How do we hold a healthy distance between our patriotic pride and our Christian witness? It is sometimes not easy.
Baltimore held a weeklong Sailabration commemorating the 200th anniversary of the War of 1812. Events involved tall ships, fireworks and great pride for the host city.
In Baltimore, events of this nature cannot help but also celebrate the writing of “The Star-Spangled Banner.” Francis Scott Key, a Georgetown lawyer, author and amateur poet, wrote the first words to what would become America’s national anthem while detained aboard a British ship that was part of the attack on Fort McHenry.
On Sept. 3, 1814, Key and prisoner-exchange agent Col. John Stewart Skinner were sent on a mission by President James Madison to seek the release of Dr. William Beanes, a resident of Upper Marlboro, Md., under British arrest. They were successful in securing the prisoner’s release, but while having a meal with the British command they overheard plans for the attack on Baltimore.
Detained for knowing too much, they witnessed the Sept. 13-14 bombardment firsthand from British ships. Key was so inspired by the successful defense and seeing the huge 15 stars and 15 stripes on the flag still flying over the fort the next morning that he wrote a rough draft of the poem that would come to be called “The Star-Spangled Banner.”
After Key and Skinner were released in Baltimore on Sept. 16, he completed the poem in a local hotel. Titled “Defense of Fort McHenry,” it was soon published in the local paper, and a popular tune of that day became associated with the words.
Today, “The Star-Spangled Banner” is a proud reminder of the defense of Baltimore after the British had burned government buildings in Washington, including the Capitol and White House weeks before. The Battle of Baltimore was a great moral victory and a turning point in what otherwise could have been a knockout blow for the fledgling nation.

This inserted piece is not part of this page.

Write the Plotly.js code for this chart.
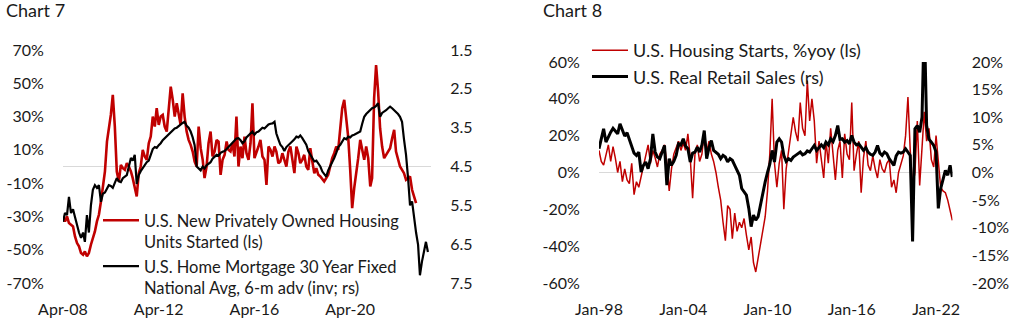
<!DOCTYPE html>
<html>
<head>
<meta charset="utf-8">
<script src="https://cdn.plot.ly/plotly-3.0.1.min.js"></script>
<style>html,body{margin:0;padding:0;background:#fff;}#chart{width:1017px;height:328px;}</style>
</head>
<body>
<div id="chart"></div>
<script>
// ---------- Chart 7 data (monthly, starting Apr-2008) ----------
const c7Start = [2008, 4];
const c7RedName = 'U.S. New Privately Owned Housing<br>Units Started (ls)';
const c7BlackName = 'U.S. Home Mortgage 30 Year Fixed<br>National Avg, 6-m adv (inv; rs)';
const c7Red = [
 -31,-33,-30,-34,-35,-36,-42,-46,-48,-52,
 -53,-51,-54,-52,-47,-43,-39,-33,-29,-21,
 -12,-3,15,23,31,43,24,-3,-9,1,
 -1,-2,2,0,-3,-7,-12,-18,-4,0,
 10,6,4,14,18,30,24,35,25,30,
 31,24,21,34,48,40,30,38,32,25,
 44,30,21,16,13,9,3,0,24,11,
 4,-7,0,14,21,6,9,16,15,-5,
 4,7,15,10,9,14,6,30,0,12,
 5,18,8,4,14,38,5,8,12,16,
 6,4,-11,12,10,6,12,9,2,3,
 8,4,0,9,12,4,-4,12,8,2,
 4,7,0,-2,11,3,-4,-1,-5,-6,
 -8,-9,-7,-5,0,5,8,12,10,24,
 35,40,28,18,-2,-25,-13,-5,5,16,
 9,4,12,5,-12,-7,41,61,45,23,
 12,5,7,9,11,17,22,9,4,0,
 -2,-4,-8,-7,-6,-14,-18,-22
];
const c7Black = [
 5.92,5.7,5.75,5.28,5.7,5.6,5.8,6.05,6.2,6.34,
 6.2,6.44,5.75,6.2,5.5,5.1,4.98,5.05,4.98,5.41,
 5.2,5.17,5.05,4.98,5.0,5.05,4.92,4.8,4.88,4.9,
 4.8,4.75,4.72,4.5,4.28,4.35,4.2,4.95,4.72,4.62,
 4.54,4.48,4.39,4.35,4.2,4.05,4.0,4.02,3.95,3.9,
 3.82,3.77,3.72,3.68,3.64,3.58,3.52,3.5,3.45,3.42,
 3.38,3.35,3.45,3.5,3.6,3.75,3.95,4.5,4.54,4.6,
 4.5,4.55,4.47,4.42,4.39,4.3,4.25,4.2,4.22,4.15,
 4.12,4.1,4.05,4.0,3.95,3.9,3.85,3.78,3.77,3.82,
 3.9,3.85,3.75,3.7,3.65,3.6,3.68,3.62,3.6,3.55,
 3.5,3.52,3.47,3.42,3.4,3.39,3.35,3.65,3.8,3.94,
 4.0,4.1,4.0,3.94,3.9,3.85,3.8,3.73,3.75,3.7,
 3.77,3.85,3.94,4.1,4.2,4.3,4.37,4.35,4.41,4.5,
 4.63,4.7,4.76,4.6,4.5,4.4,4.28,4.15,4.0,3.94,
 3.85,3.77,3.8,3.73,3.75,3.7,3.68,3.65,3.62,3.6,
 3.4,3.22,3.15,3.09,3.05,3.0,2.98,2.94,2.87,3.22,
 3.12,3.09,3.05,3.0,2.96,3.0,3.05,3.09,3.15,3.22,
 3.35,3.8,4.2,4.8,5.5,5.4,5.83,6.2,6.52,7.3,
 6.95,6.7,6.44,6.7
];
const c7XTickVals = ['2008-04-01','2012-04-01','2016-04-01','2020-04-01'];
const c7XTickText = ['Apr-08','Apr-12','Apr-16','Apr-20'];
const c7YLeftVals = [-70,-50,-30,-10,10,30,50,70];
const c7YLeftText = ['-70%','-50%','-30%','-10%','10%','30%','50%','70%'];
const c7YRightVals = [1.5,2.5,3.5,4.5,5.5,6.5,7.5];
const c7YRightText = ['1.5','2.5','3.5','4.5','5.5','6.5','7.5'];

// ---------- Chart 8 data (every 2 months, starting Jan-1998) ----------
const c8Start = [1998, 1];
const c8Step = 2;
const c8RedName = 'U.S. Housing Starts, %yoy (ls)';
const c8BlackName = 'U.S. Real Retail Sales (rs)';
const c8Red = [
 12,6,4,10,15,6,14,8,0,6,
 -5,2,-4,-6,5,-12,-5,-8,-2,4,
 9,15,5,12,8,3,10,12,15,5,
 -10,2,10,14,17,12,16,12,21,8,
 -14,10,15,6,10,22,11,17,10,6,
 0,-8,-15,-27,-37,-18,-20,-36,-22,-32,
 -27,-30,-25,-34,-42,-35,-49,-54,-46,-40,
 -32,-24,-10,10,40,5,-8,5,12,-20,
 2,12,20,30,22,17,38,24,20,50,
 28,40,28,5,17,8,-3,17,5,24,
 10,-4,12,17,-3,21,10,7,38,1,
 10,17,-11,8,17,4,1,9,2,-3,
 7,2,0,5,7,-8,-4,-11,0,4,
 9,20,41,12,-8,0,28,-7,15,33,
 17,24,7,3,20,5,-8,-10,-11,-15,
 -20,-26
];
const c8Black = [
 4.3,6.0,7.9,5.5,6.5,7.3,8.0,7.5,7.0,8.8,
 7.5,6.6,7.2,6.0,4.9,3.5,3.1,3.7,0.1,1.3,
 1.9,0.7,2.5,7.0,3.7,2.8,2.5,3.7,4.9,-2.3,
 2.5,1.3,2.0,3.1,5.2,5.0,6.1,4.8,4.3,1.9,
 3.5,3.7,4.6,3.7,5.0,7.6,2.5,4.5,5.8,4.0,
 3.7,3.3,2.5,3.1,2.8,1.9,2.5,2.2,1.3,0.5,
 -0.5,-2.9,-3.5,-4.1,-6.5,-9.8,-7.7,-8.6,-8.0,-5.9,
 -3.5,-1.7,0.0,1.5,4.0,1.9,5.5,6.1,5.5,3.1,
 2.0,2.5,2.2,2.8,3.1,3.4,3.7,3.2,3.4,3.9,
 3.7,4.3,4.9,4.0,4.6,5.0,4.5,5.5,5.0,6.1,
 5.6,6.7,8.5,6.0,6.1,5.5,5.8,5.2,6.7,5.5,
 5.0,5.2,4.6,4.0,4.5,3.7,3.3,3.1,3.7,4.9,
 3.5,3.1,3.7,3.4,2.5,2.0,1.3,3.0,3.7,3.5,
 3.7,4.3,3.8,3.1,-12.5,7.9,8.5,7.3,10.0,28,
 8.5,6.0,5.5,4.9,3.7,-6.5,-2.9,-1.1,0.4,-0.5,
 1.3,-0.8
];
const c8XTickVals = ['1998-01-01','2004-01-01','2010-01-01','2016-01-01','2022-01-01'];
const c8XTickText = ['Jan-98','Jan-04','Jan-10','Jan-16','Jan-22'];
const c8YLeftVals = [-60,-40,-20,0,20,40,60];
const c8YLeftText = ['-60%','-40%','-20%','0%','20%','40%','60%'];
const c8YRightVals = [-20,-15,-10,-5,0,5,10,15,20];
const c8YRightText = ['-20%','-15%','-10%','-5%','0%','5%','10%','15%','20%'];

// ---------- helpers ----------
function monthDates(start, count, step) {
  const out = [];
  for (let i = 0; i < count; i++) {
    const tot = (start[0] * 12 + (start[1] - 1)) + i * step;
    const y = Math.floor(tot / 12), m = tot % 12 + 1;
    out.push(y + '-' + String(m).padStart(2, '0') + '-01');
  }
  return out;
}

const RED = '#C00000';
const FONT = 'Lato, "Liberation Sans", sans-serif';
const TXT = '#1a1a1a';
const W = 1017, H = 328;

const traces = [
  { x: monthDates(c7Start, c7Red.length, 1), y: c7Red, name: c7RedName, type: 'scatter', mode: 'lines',
    line: { color: RED, width: 2.6 }, xaxis: 'x', yaxis: 'y', legend: 'legend' },
  { x: monthDates(c7Start, c7Black.length, 1), y: c7Black, name: c7BlackName, type: 'scatter', mode: 'lines',
    line: { color: '#000000', width: 2.2 }, xaxis: 'x', yaxis: 'y2', legend: 'legend' },
  { x: monthDates(c8Start, c8Red.length, c8Step), y: c8Red, name: c8RedName, type: 'scatter', mode: 'lines',
    line: { color: RED, width: 1.5 }, xaxis: 'x2', yaxis: 'y3', legend: 'legend2' },
  { x: monthDates(c8Start, c8Black.length, c8Step), y: c8Black, name: c8BlackName, type: 'scatter', mode: 'lines',
    line: { color: '#000000', width: 3 }, xaxis: 'x2', yaxis: 'y4', legend: 'legend2' }
];

const tickFont = { family: FONT, size: 16, color: TXT };
const hidden = 'rgba(0,0,0,0)';
const yDom7 = [1 - 283 / H, 1 - 50 / H];
const yDom8 = [1 - 283 / H, 1 - 62 / H];

const baseX = { type: 'date', showgrid: false, zeroline: false, showline: false, tickmode: 'array',
  ticks: 'outside', ticklen: 12, tickcolor: hidden, tickfont: tickFont, fixedrange: true };
const baseY = { showgrid: false, showline: false, tickmode: 'array', ticks: 'outside', ticklen: 15,
  tickcolor: hidden, tickfont: tickFont, fixedrange: true };

const layout = {
  width: W, height: H,
  margin: { l: 0, r: 0, t: 0, b: 0 },
  paper_bgcolor: '#ffffff', plot_bgcolor: '#ffffff',
  font: { family: FONT, color: TXT },
  xaxis: Object.assign({}, baseX, { domain: [63 / W, 431 / W], anchor: 'y',
    range: ['2008-04-01', '2023-08-17'], tickvals: c7XTickVals, ticktext: c7XTickText }),
  yaxis: Object.assign({}, baseY, { domain: yDom7, anchor: 'x', range: [-70, 70],
    tickvals: c7YLeftVals, ticktext: c7YLeftText, zeroline: true, zerolinecolor: '#d9d9d9', zerolinewidth: 1 }),
  yaxis2: Object.assign({}, baseY, { overlaying: 'y', side: 'right', anchor: 'x', range: [7.5, 1.5],
    tickvals: c7YRightVals, ticktext: c7YRightText, zeroline: false }),
  xaxis2: Object.assign({}, baseX, { domain: [599 / W, 952.5 / W], anchor: 'y3',
    range: ['1998-01-01', '2023-03-05'], tickvals: c8XTickVals, ticktext: c8XTickText }),
  yaxis3: Object.assign({}, baseY, { domain: yDom8, anchor: 'x2', range: [-60, 60],
    tickvals: c8YLeftVals, ticktext: c8YLeftText, zeroline: true, zerolinecolor: '#d9d9d9', zerolinewidth: 1 }),
  yaxis4: Object.assign({}, baseY, { overlaying: 'y3', side: 'right', anchor: 'x2', range: [-20, 20],
    tickvals: c8YRightVals, ticktext: c8YRightText, zeroline: false }),
  showlegend: true,
  legend: { x: 98 / W, xanchor: 'left', y: 1 - 203 / H, yanchor: 'top', bgcolor: hidden, borderwidth: 0,
    font: { family: FONT, size: 16.5, color: TXT }, valign: 'top', tracegroupgap: 0, itemwidth: 36 },
  legend2: { x: 587 / W, xanchor: 'left', y: 1 - 32 / H, yanchor: 'top', bgcolor: hidden, borderwidth: 0,
    font: { family: FONT, size: 18, color: TXT }, tracegroupgap: 0, itemwidth: 36 },
  annotations: [
    { text: 'Chart 7', xref: 'paper', yref: 'paper', x: 4 / W, y: 1 - 10 / H, xanchor: 'left', yanchor: 'middle',
      showarrow: false, font: { family: FONT, size: 18, color: TXT } },
    { text: 'Chart 8', xref: 'paper', yref: 'paper', x: 541 / W, y: 1 - 10 / H, xanchor: 'left', yanchor: 'middle',
      showarrow: false, font: { family: FONT, size: 18, color: TXT } }
  ]
};

Plotly.newPlot('chart', traces, layout, { displayModeBar: false, staticPlot: true });
</script>
</body>
</html>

Historically the War of 1812 is a mixed bag. One might argue the real winner was Canada. History recalls a series of blunders by American generals selected to attack Canada and faulty perceptions about the Canadian people of the time. Even the French Canadians from Quebec, who hated the British, preferred to remain in the Commonwealth over associating with the United States.
The U.S. did expand westward to take more land from the Native Americans. William Henry Harrison made his mark in the War of 1812 by killing Tecumseh, a great Native American leader who wanted only to protect the land of his people and hold together a tradition and civilization he correctly envisioned would be lost. This, too, is much of the history of the War of 1812.
It is good to remember and celebrate our pride by holding Fort McHenry as a legitimate historical marker. It is also good to remember that war is, as Barbara Tuchman put it, The March of Folly.
History is a helpful instructor. While as citizens we should have a healthy pride for all the great accomplishments our nation has achieved, as Christians we must see American exceptionalism — the idea that the U.S. is uniquely virtuous compared to other countries — as antithetical to our global witness.
How do we hold a healthy distance between our patriotic pride and our Christian witness? It is sometimes not easy. That is why — as people who believe in true religious freedom and separation of church and state — we must balance our civic pride with a humility that recognizes both freedom for everyone in our nation and also that others share a healthy pride for their own national heritage as well.
We belong to global organizations that transcend traditional territorial boundaries. We live in a global market with universal access to every type of currency and exchange that sometimes operate almost without consideration of elected officials and the policies of national agendas.
We live in an information age with immediate access to all information all of the time. It is not just about having knowledge, but about how to package that knowledge with the resources to disseminate the message you want to prevail in the contemporary information wars of currency and exchange.
We live in a time of major social change in our nation and in nations around the world. Thus, while we must express a healthy national pride, we must also celebrate with others their own pride and struggle for freedom.
I pray this perspective is what could be seen as truly exceptional in us.